Healthy paranoia

Healthy paranoia

Are your backup administrators people who are naturally paranoid?

What about your Data Protection Advocate?

What about the members of your Information Protection Advisory Council?

There’s healthy paranoia, and then there’s crazy paranoia. (Or as is trendy to say these days, “cray cray”.)

Being a facet of Information Lifecycle Protection, backup is about having healthy paranoia. It’s about behaving both as a cynic and a realist:

  • The realist will understand that IT is not immune to failures, and
  • The cynic will expect that cascading or difficult failures will occur.

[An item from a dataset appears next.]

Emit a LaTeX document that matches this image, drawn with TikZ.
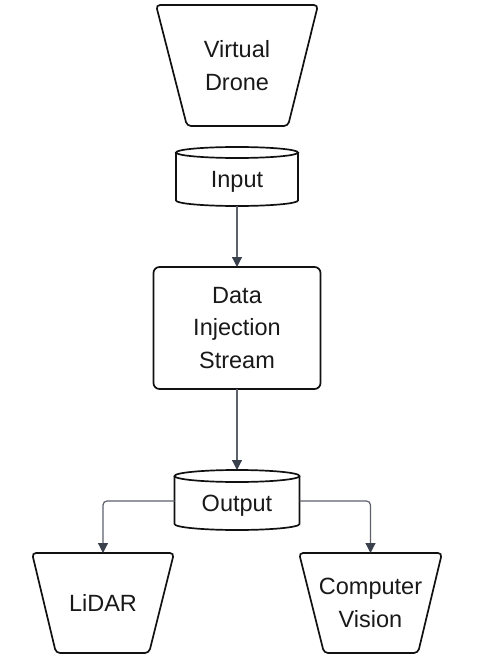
\documentclass[tikz,border=0pt]{standalone}
\usepackage{fontspec}
\setmainfont{Liberation Sans}
\usetikzlibrary{arrows.meta}
\definecolor{edge}{HTML}{111111}
\definecolor{conn}{HTML}{5C616B}
\definecolor{tipc}{HTML}{3A414D}
\tikzset{
  txt/.style={inner sep=0pt, outer sep=0pt, align=center, font=\fontsize{23.5}{32.5}\selectfont, text=black!90},
  shapeline/.style={draw=edge, line width=1.7pt, rounded corners=4pt},
  cylline/.style={draw=edge, line width=1.7pt},
  connector/.style={draw=conn, line width=1.2pt, rounded corners=4pt, -{Triangle[length=10pt,width=10pt,fill=tipc,color=tipc]}}
}
\begin{document}
\begin{tikzpicture}[x=1pt,y=-1pt]
\useasboundingbox (0,0) rectangle (480,668);
% Virtual Drone
\node[txt, minimum width=162pt, minimum height=121pt] (vd) at (237,65.5) {Virtual\\Drone};
\draw[shapeline] (vd.north) -- (vd.north east) -- ([xshift=-30pt]vd.south east) -- ([xshift=31pt]vd.south west) -- (vd.north west) -- cycle;
% Input cylinder
\node[txt, minimum width=122pt, minimum height=48pt] (inp) at (237,182) {Input};
\draw[cylline] ([yshift=5.5pt]inp.north) ellipse[x radius=61pt, y radius=5.5pt];
\draw[cylline] ([yshift=5.5pt]inp.north west) -- ([yshift=5.5pt]inp.south west) arc[start angle=180, end angle=360, x radius=61pt, y radius=5.5pt] -- ([yshift=5.5pt]inp.north east);
% Data Injection Stream
\node[txt, minimum width=167pt, minimum height=122pt, draw=edge, line width=1.7pt, rounded corners=6pt] (dis) at (237,328) {Data\\Injection\\Stream};
% Output cylinder
\node[txt, minimum width=125pt, minimum height=48pt] (outp) at (237,506) {Output};
\draw[cylline] ([yshift=6pt]outp.north) ellipse[x radius=62.5pt, y radius=6pt];
\draw[cylline] ([yshift=6pt]outp.north west) -- ([yshift=6pt]outp.south west) arc[start angle=180, end angle=360, x radius=62.5pt, y radius=6pt] -- ([yshift=6pt]outp.north east);
\coordinate (outtop) at ([yshift=12pt]outp.north);
% LiDAR
\node[txt, minimum width=142pt, minimum height=100pt] (lidar) at (103,603) {LiDAR};
\draw[shapeline] (lidar.north) -- (lidar.north east) -- ([xshift=-25pt]lidar.south east) -- ([xshift=24pt]lidar.south west) -- (lidar.north west) -- cycle;
% Computer Vision
\node[txt, minimum width=143pt, minimum height=100pt] (cv) at (370.5,603) {Computer\\Vision};
\draw[shapeline] (cv.north) -- (cv.north east) -- ([xshift=-24pt]cv.south east) -- ([xshift=25pt]cv.south west) -- (cv.north west) -- cycle;
% connectors
\draw[connector] (inp.south) -- (dis.north);
\draw[connector] (dis.south) -- (outtop);
\draw[connector] ([yshift=5pt]outp.west) -| (lidar.north);
\draw[connector] ([yshift=5pt]outp.east) -| (cv.north);
\end{tikzpicture}
\end{document}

Driven from a healthy sense of paranoia, part of the challenge of being involved in backup is an ability to plan for bad situations. If you’re involved in backup, you should be used to asking “But what if…?”

As I say in my book, backup is a game of risk vs cost:

  1. What’s the risk of X happening?
  2. What’s the cost of protecting against it?
  3. What’s the cost of not protecting against it?

Paranoia, in the backup game, is being able to quantify the types of risk and exposure the business has – item 1 in the above list. Ultimately, items 2 and 3 become business decisions, but item 1 is almost entirely the domain of the core backup participants.

As such, those involved in backup – the backup administrators, the DPA, the IPAC, need to be responsible for development and maintenance of a risk register. This should be a compilation of potential data loss (and potentially data availability loss*) situations, along with:

  • Probabilities of the event occurring (potentially just as “High”, “Low”, etc.);
  • Current mitigation techniques;
  • Preferred or optimal mitigation techniques;
  • Whether the risk is a primary risk (i.e., one that can happen in and of itself), or a secondary risk (i.e., can only happen after another failure);
  • RPO and RTO.

This register then gets fed back first to the broader IT department to determine question two in the risk vs cost list (“What’s the cost of protecting against it?”), but following that, it gets fed back to the business as a whole to answer the third question in the risk vs cost list (“What’s the cost of not protecting against it?”).

Finally, it’s important to differentiate between healthy paranoia and paranoia:

  • Healthy paranoia comes from acknowledging risks, prioritising their potential, and coming up with mitigation plans before deciding a response;
  • Paranoia (or unhealthy paranoia) happens when risks are identified, but mitigation is attempted before the risk is formally evaluated.

A backup administrator, given carte blanche over the company budget, could spend all of it for 5 years and still not protect against every potential failure the company could ever conceivably have. That’s unhealthy paranoia. Healthy paranoia is correctly identifying and prioritising risk so as to provide maximum appropriate protection for the business within reasonable budgetary bounds.


* Arguably, data availability loss is a broader topic that should also have significant involvement by other technical teams and business groups.